> [INSTRUCTIONS FOR THE TASK]:
Reproduce the data exactly and drop any pictures it holds.

────────

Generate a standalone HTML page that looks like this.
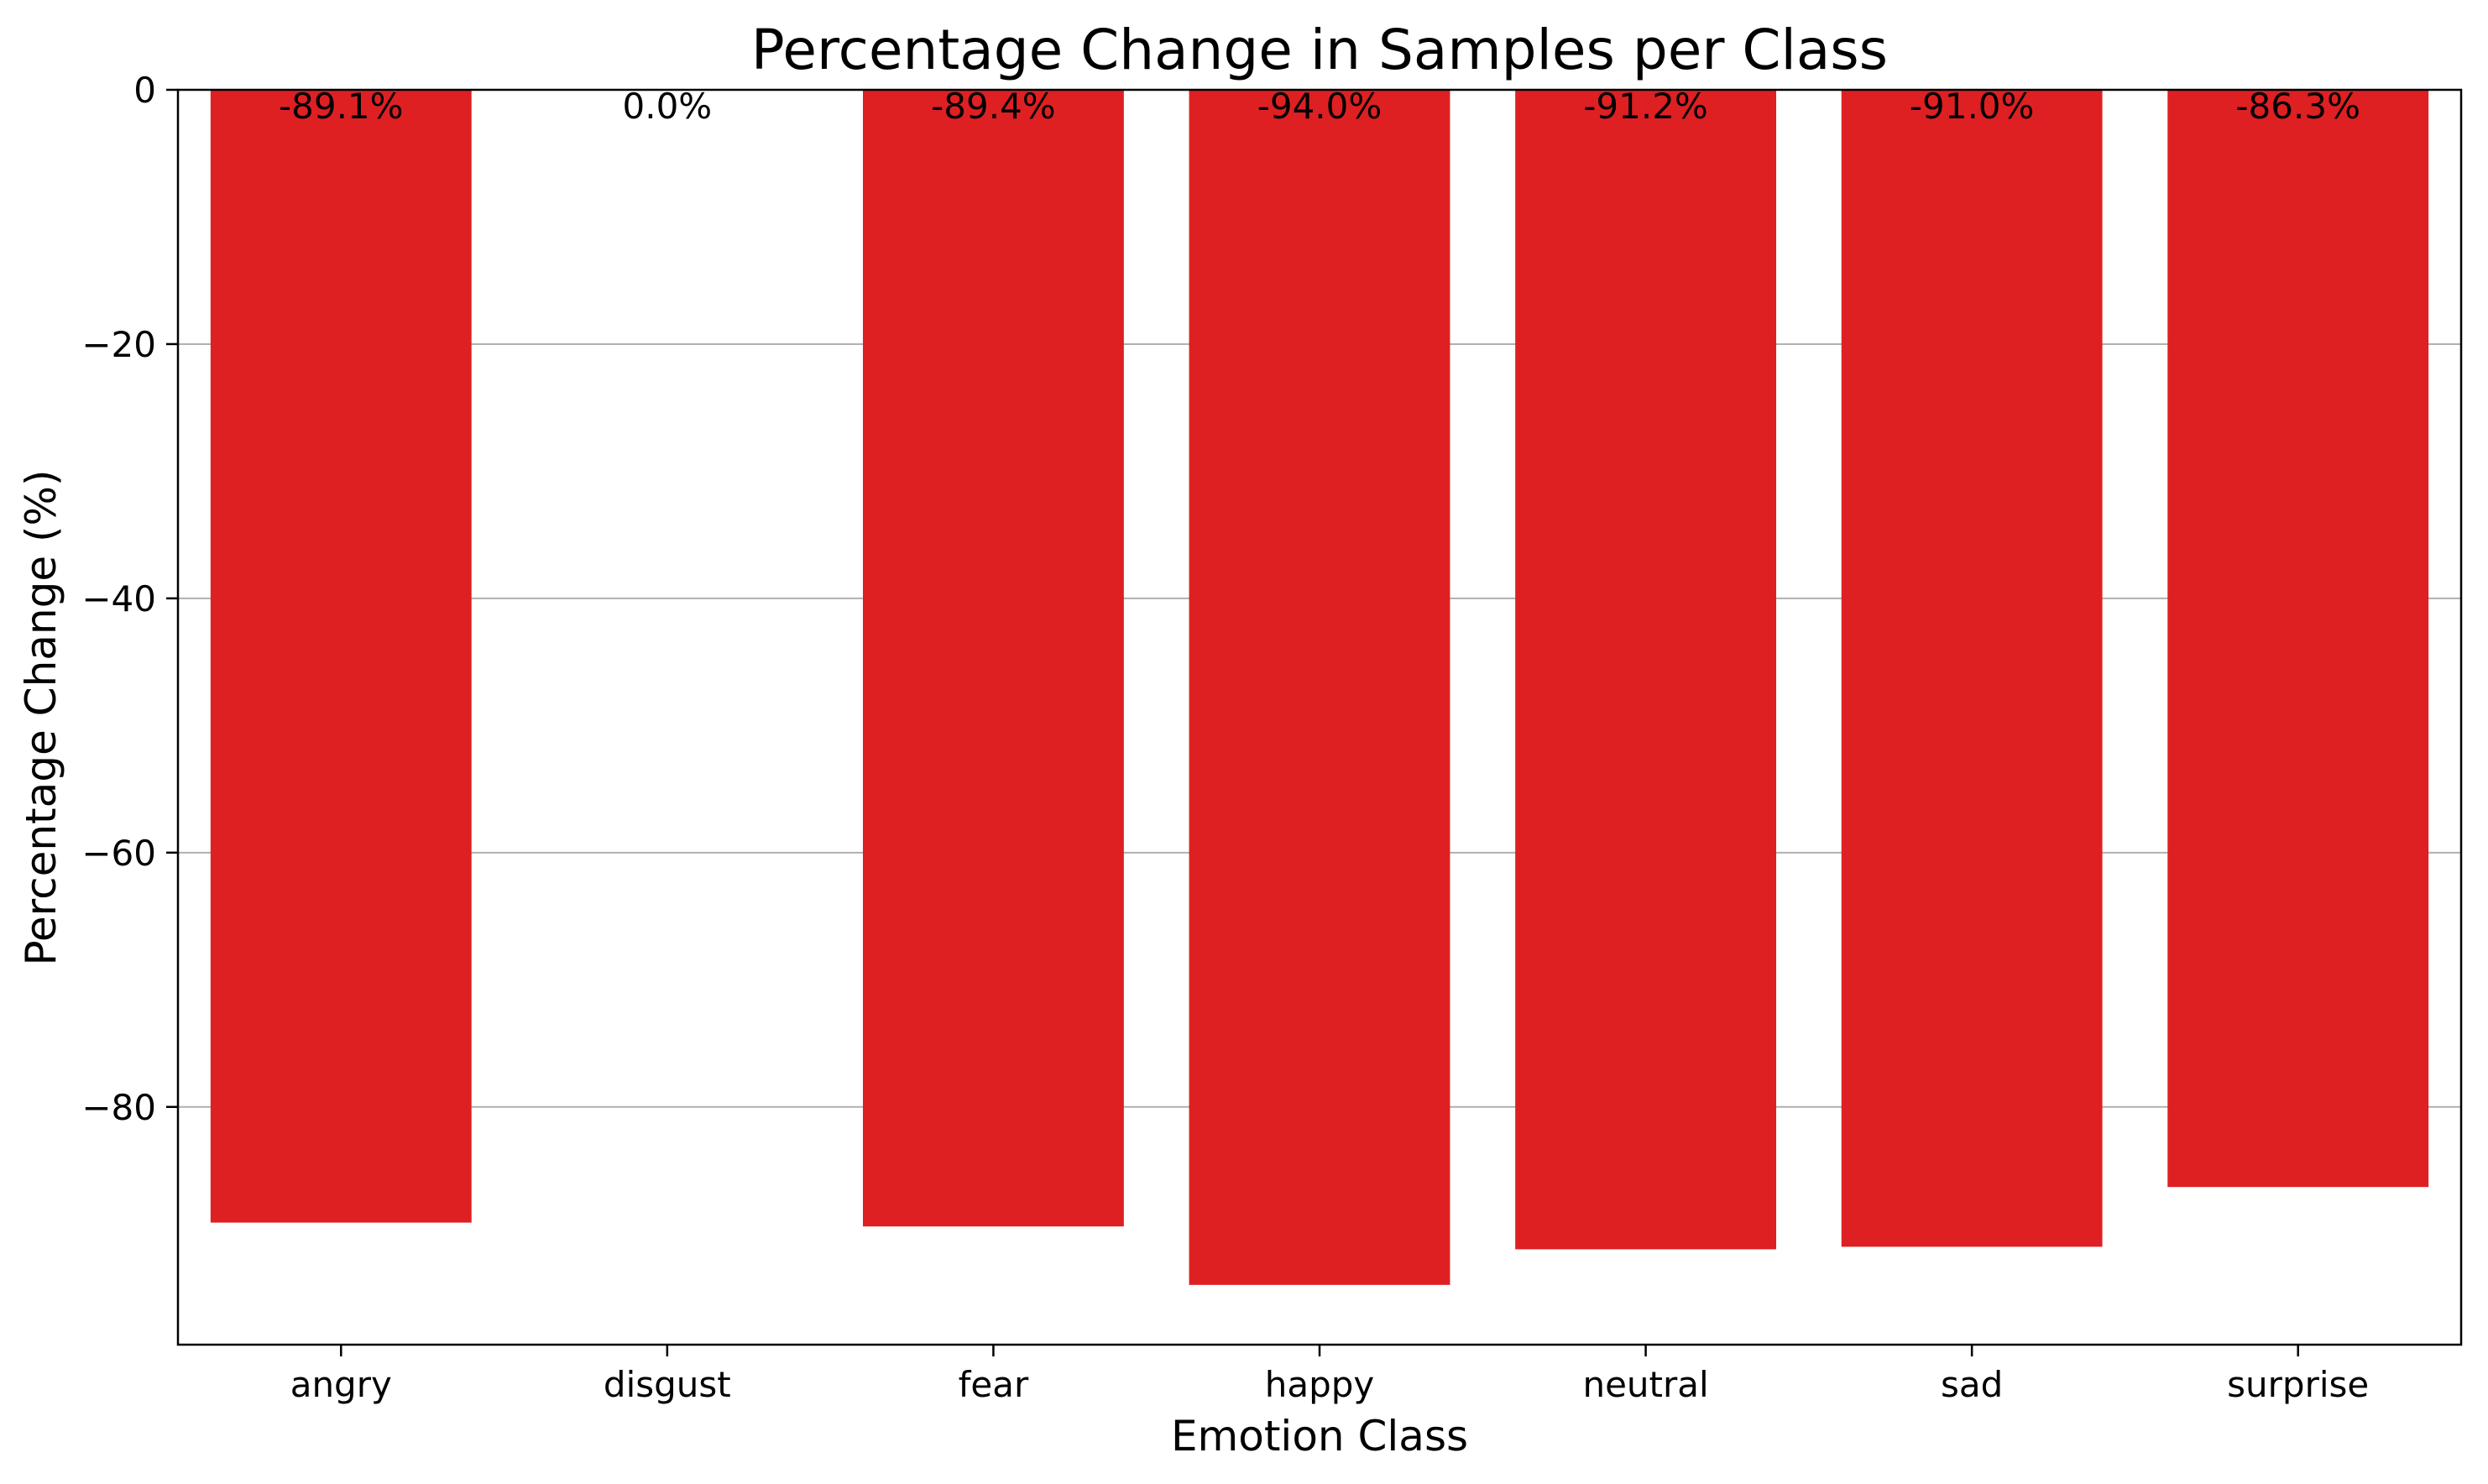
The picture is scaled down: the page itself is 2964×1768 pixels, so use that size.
<!DOCTYPE html>
<html><head><meta charset="utf-8"><style>
html,body{margin:0;padding:0;background:#fff;}
svg{display:block;font-family:"DejaVu Sans","Liberation Sans",sans-serif;}
</style></head><body>
<svg id="chart" width="2964" height="1768" viewBox="0 0 2964 1768">
<text x="1572" y="82" font-size="66" text-anchor="middle">Percentage Change in Samples per Class</text>
<g id="grid"></g><g id="bars"></g><g id="labels"></g><g id="axes"></g>
<text x="1572" y="1728" font-size="50" text-anchor="middle">Emotion Class</text>
<text x="0" y="0" font-size="50" text-anchor="middle" transform="translate(66,855) rotate(-90)">Percentage Change (%)</text>
</svg>
<script>
const categories = ["angry","disgust","fear","happy","neutral","sad","surprise"];
const values = [-89.1, 0.0, -89.4, -94.0, -91.2, -91.0, -86.3];
const valueLabels = ["-89.1%","0.0%","-89.4%","-94.0%","-91.2%","-91.0%","-86.3%"];
const yTicks = [0,-20,-40,-60,-80];
const yTickLabels = ["0","\u221220","\u221240","\u221260","\u221280"];

const NS = "http://www.w3.org/2000/svg";
const L = 212, R = 2932, T = 107, B = 1602;
const xMin = -0.5, xMax = categories.length - 0.5, yMax = 0, yMin = -98.7;
function xs(i){ return L + (i - xMin) / (xMax - xMin) * (R - L); }
function ys(v){ return T + (yMax - v) / (yMax - yMin) * (B - T); }
function mk(tag, attrs, parent){ const e = document.createElementNS(NS, tag); for (const k in attrs) e.setAttribute(k, attrs[k]); parent.appendChild(e); return e; }

const grid = document.getElementById('grid'), barsG = document.getElementById('bars'), labG = document.getElementById('labels'), axes = document.getElementById('axes');
const bw = 0.8 * (xs(1) - xs(0));

yTicks.forEach((t, i) => {
  const y = ys(t);
  const g = mk('line', {x1: L, x2: R, y1: y, y2: y, stroke: '#b0b0b0', 'stroke-width': 2}, grid);
  
  
  const tk = mk('line', {x1: L - 14, x2: L, y1: y, y2: y, stroke: '#000', 'stroke-width': 2.5}, axes);
  
  
  const tx = mk('text', {x: L - 26, y: y + 15, 'font-size': 42, 'text-anchor': 'end'}, axes);
  tx.textContent = yTickLabels[i];
  
  
});

categories.forEach((c, i) => {
  const cx = xs(i);
  const y0 = ys(0), y1 = ys(values[i]);
  const r = mk('rect', {x: cx - bw/2, y: Math.min(y0, y1), width: bw, height: Math.abs(y1 - y0), fill: '#de2023'}, barsG);
  
  
  const lt = mk('text', {x: cx, y: ys(0) + 34, 'font-size': 42, 'text-anchor': 'middle'}, labG);
  lt.textContent = valueLabels[i];
  
  
  const tk = mk('line', {x1: cx, x2: cx, y1: B, y2: B + 14, stroke: '#000', 'stroke-width': 2.5}, axes);
  
  
  const tx = mk('text', {x: cx, y: 1664, 'font-size': 42, 'text-anchor': 'middle'}, axes);
  tx.textContent = c;
  
  
});

const frame = mk('rect', {x: L, y: T, width: R - L, height: B - T, fill: 'none', stroke: '#000', 'stroke-width': 2.5}, axes);


</script>
</body></html>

────────

> [SOLUTION BELOW]:
Generate a standalone HTML page that looks like this.
The picture is scaled down: the page itself is 2964×1768 pixels, so use that size.
<!DOCTYPE html>
<html><head><meta charset="utf-8"><style>
html,body{margin:0;padding:0;background:#fff;}
svg{display:block;font-family:"DejaVu Sans","Liberation Sans",sans-serif;}
</style></head><body>
<svg id="chart" width="2964" height="1768" viewBox="0 0 2964 1768">
<text x="1572" y="82" font-size="66" text-anchor="middle">Percentage Change in Samples per Class</text>
<g id="grid"></g><g id="bars"></g><g id="labels"></g><g id="axes"></g>
<text x="1572" y="1728" font-size="50" text-anchor="middle">Emotion Class</text>
<text x="0" y="0" font-size="50" text-anchor="middle" transform="translate(66,855) rotate(-90)">Percentage Change (%)</text>
</svg>
<script>
const categories = ["angry","disgust","fear","happy","neutral","sad","surprise"];
const values = [-89.1, 0.0, -89.4, -94.0, -91.2, -91.0, -86.3];
const valueLabels = ["-89.1%","0.0%","-89.4%","-94.0%","-91.2%","-91.0%","-86.3%"];
const yTicks = [0,-20,-40,-60,-80];
const yTickLabels = ["0","\u221220","\u221240","\u221260","\u221280"];

const NS = "http://www.w3.org/2000/svg";
const L = 212, R = 2932, T = 107, B = 1602;
const xMin = -0.5, xMax = categories.length - 0.5, yMax = 0, yMin = -98.7;
function xs(i){ return L + (i - xMin) / (xMax - xMin) * (R - L); }
function ys(v){ return T + (yMax - v) / (yMax - yMin) * (B - T); }
function mk(tag, attrs, parent){ const e = document.createElementNS(NS, tag); for (const k in attrs) e.setAttribute(k, attrs[k]); parent.appendChild(e); return e; }

const grid = document.getElementById('grid'), barsG = document.getElementById('bars'), labG = document.getElementById('labels'), axes = document.getElementById('axes');
const bw = 0.8 * (xs(1) - xs(0));

yTicks.forEach((t, i) => {
  const y = ys(t);
  const g = mk('line', {x1: L, x2: R, y1: y, y2: y, stroke: '#b0b0b0', 'stroke-width': 2}, grid);
  
  
  const tk = mk('line', {x1: L - 14, x2: L, y1: y, y2: y, stroke: '#000', 'stroke-width': 2.5}, axes);
  
  
  const tx = mk('text', {x: L - 26, y: y + 15, 'font-size': 42, 'text-anchor': 'end'}, axes);
  tx.textContent = yTickLabels[i];
  
  
});

categories.forEach((c, i) => {
  const cx = xs(i);
  const y0 = ys(0), y1 = ys(values[i]);
  const r = mk('rect', {x: cx - bw/2, y: Math.min(y0, y1), width: bw, height: Math.abs(y1 - y0), fill: '#de2023'}, barsG);
  
  
  const lt = mk('text', {x: cx, y: ys(0) + 34, 'font-size': 42, 'text-anchor': 'middle'}, labG);
  lt.textContent = valueLabels[i];
  
  
  const tk = mk('line', {x1: cx, x2: cx, y1: B, y2: B + 14, stroke: '#000', 'stroke-width': 2.5}, axes);
  
  
  const tx = mk('text', {x: cx, y: 1664, 'font-size': 42, 'text-anchor': 'middle'}, axes);
  tx.textContent = c;
  
  
});

const frame = mk('rect', {x: L, y: T, width: R - L, height: B - T, fill: 'none', stroke: '#000', 'stroke-width': 2.5}, axes);


</script>
</body></html>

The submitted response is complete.